Candle Soot Nanoparticles versus Multiwalled Carbon Nanotubes as a High-Performance Cathode Catalyst for Li–CO2Mars Batteries for Mars Exploration

Increased CO2 emissions on the earth causing global warming and climate change have provided a thrust to explore Li–CO2 battery chemistry, where CO2 is used as an energy carrier. In addition, the occurrence of CO2 as a major natural abundant gas in the Martian atmosphere opens the possibility of using Li–CO2 batteries for interplanetary Mars missions.

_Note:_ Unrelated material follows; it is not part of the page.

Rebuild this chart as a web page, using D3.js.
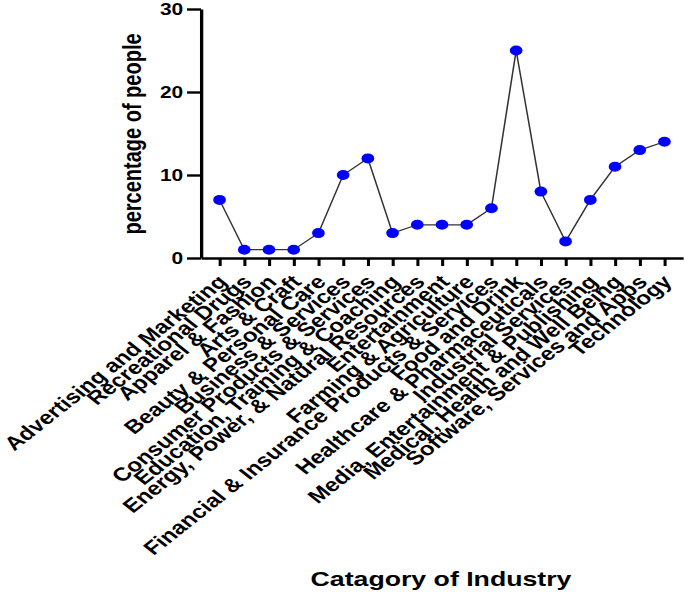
<!DOCTYPE html>
<html>
<head>
<meta charset="utf-8">
<script src="https://cdn.jsdelivr.net/npm/d3@7"></script>
<style>
    body { margin: 0; background: #fff; }
    text { font-family: "Liberation Sans", Arial, sans-serif; font-weight: bold; }
</style>
</head>
<body>
<script>
// industry categories in the order they appear on the x axis
const categories = [
    "Advertising and Marketing",
    "Recreational Drugs",
    "Apparel & Fashion",
    "Arts & Craft",
    "Beauty & Personal Care",
    "Business & Services",
    "Consumer Products & Services",
    "Education, Training & Coaching",
    "Energy, Power, & Natural Resources",
    "Entertainment",
    "Farming & Agriculture",
    "Financial & Insurance Products & Services",
    "Food and Drink",
    "Healthcare & Pharmaceuticals",
    "Industrial Services",
    "Media, Entertainment & Publishing",
    "Medical, Health and Well Being",
    "Software, Services and Apps",
    "Technology"
];
// percentage of people per category
const percentages = [7, 1, 1, 1, 3, 10, 12, 3, 4, 4, 4, 6, 25, 8, 2, 7, 11, 13, 14];
const yTicks = [0, 10, 20, 30];

const xTitle = "Catagory of Industry";
const yTitle = "percentage of people";

// the picture is stretched sideways, so draw in a squeezed space and stretch it back
const stretch = 1.27;
const width = 685, height = 594;

var svg = d3.select("body").append("svg")
    .attr("width", width)
    .attr("height", height);

var g = svg.append("g")
    .attr("transform", "scale(" + stretch + ",1)");

var x = d3.scalePoint()
    .domain(categories)
    .range([201 / stretch, 683 / stretch])
    .padding(0.75);

var y = d3.scaleLinear()
    .domain([0, 30])
    .range([258, 9]);

// x axis
var xAxis = g.append("g")
    .attr("transform", "translate(0," + y(0) + ")")
    .call(d3.axisBottom(x).tickSize(8).tickSizeOuter(0).tickFormat(""));
xAxis.select(".domain").attr("stroke", "#000").attr("stroke-width", 2.6);
xAxis.selectAll(".tick line").attr("stroke", "#000").attr("stroke-width", 2.4);

// rotated category labels
g.selectAll(".cat-label")
    .data(categories)
    .enter().append("text")
    .attr("class", "cat-label")
    .attr("text-anchor", "end")
    .attr("font-size", "19px")
    .attr("fill", "#000")
    .attr("transform", d => "translate(" + (x(d) + 7) + ",283) rotate(-45)")
    .text(d => d);

// y axis
var yAxis = g.append("g")
    .attr("transform", "translate(" + (201 / stretch) + ",0)")
    .call(d3.axisLeft(y).tickValues(yTicks).tickSize(11).tickSizeOuter(0).tickPadding(3));
yAxis.select(".domain").attr("stroke", "#000").attr("stroke-width", 2.6);
yAxis.selectAll(".tick line").attr("stroke", "#000").attr("stroke-width", 2.4);
yAxis.selectAll(".tick text")
    .attr("font-size", "16.5px")
    .attr("font-family", "Liberation Sans, Arial, sans-serif")
    .attr("font-weight", "bold")
    .attr("fill", "#000");

// connecting line
g.append("path")
    .datum(percentages)
    .attr("fill", "none")
    .attr("stroke", "#333")
    .attr("stroke-width", 1.2)
    .attr("d", d3.line()
        .x((d, i) => x(categories[i]))
        .y(d => y(d)));

// points
g.selectAll(".dot")
    .data(percentages)
    .enter().append("circle")
    .attr("class", "dot")
    .attr("cx", (d, i) => x(categories[i]))
    .attr("cy", d => y(d))
    .attr("r", 5)
    .attr("fill", "#0000ff");

// axis titles
g.append("text")
    .text(yTitle)
    .attr("text-anchor", "middle")
    .attr("font-size", "20px")
    .attr("fill", "#000")
    .attr("transform", "translate(" + (141 / stretch) + ",134) rotate(-90)");

g.append("text")
    .text(xTitle)
    .attr("text-anchor", "middle")
    .attr("font-size", "21px")
    .attr("fill", "#000")
    .attr("x", 441 / stretch)
    .attr("y", 586);
</script>
</body>
</html>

In this work, we aim to investigate facile and inexpensive candle soot carbon nanoparticles as a cathode catalyst against commercially available multiwalled carbon nanotubes (MWCNTs) for stable and high-performance Li–CO2 batteries for Mars exploration. The unique interconnected morphology and higher surface area of candle soot nanoparticles facilitate better reversibility (more than 80 cycles) compared to MWCNTs even at a high current density of 200 mA g–1 with a cutoff capacity of 500 mAh g–1. The full discharge capacity for candle soot nanoparticles was measured to be 5318 mAh g–1 with a coulombic efficiency of 42% as compared to 16% for MWCNTs. The rate capability studies were performed to establish the ability to operate the system reversibly at different current densities in a simulated Martian atmosphere. The outcome of this study paves the way toward developing a candle soot cathode-based practicable Li–CO2 battery for utilization on Mars.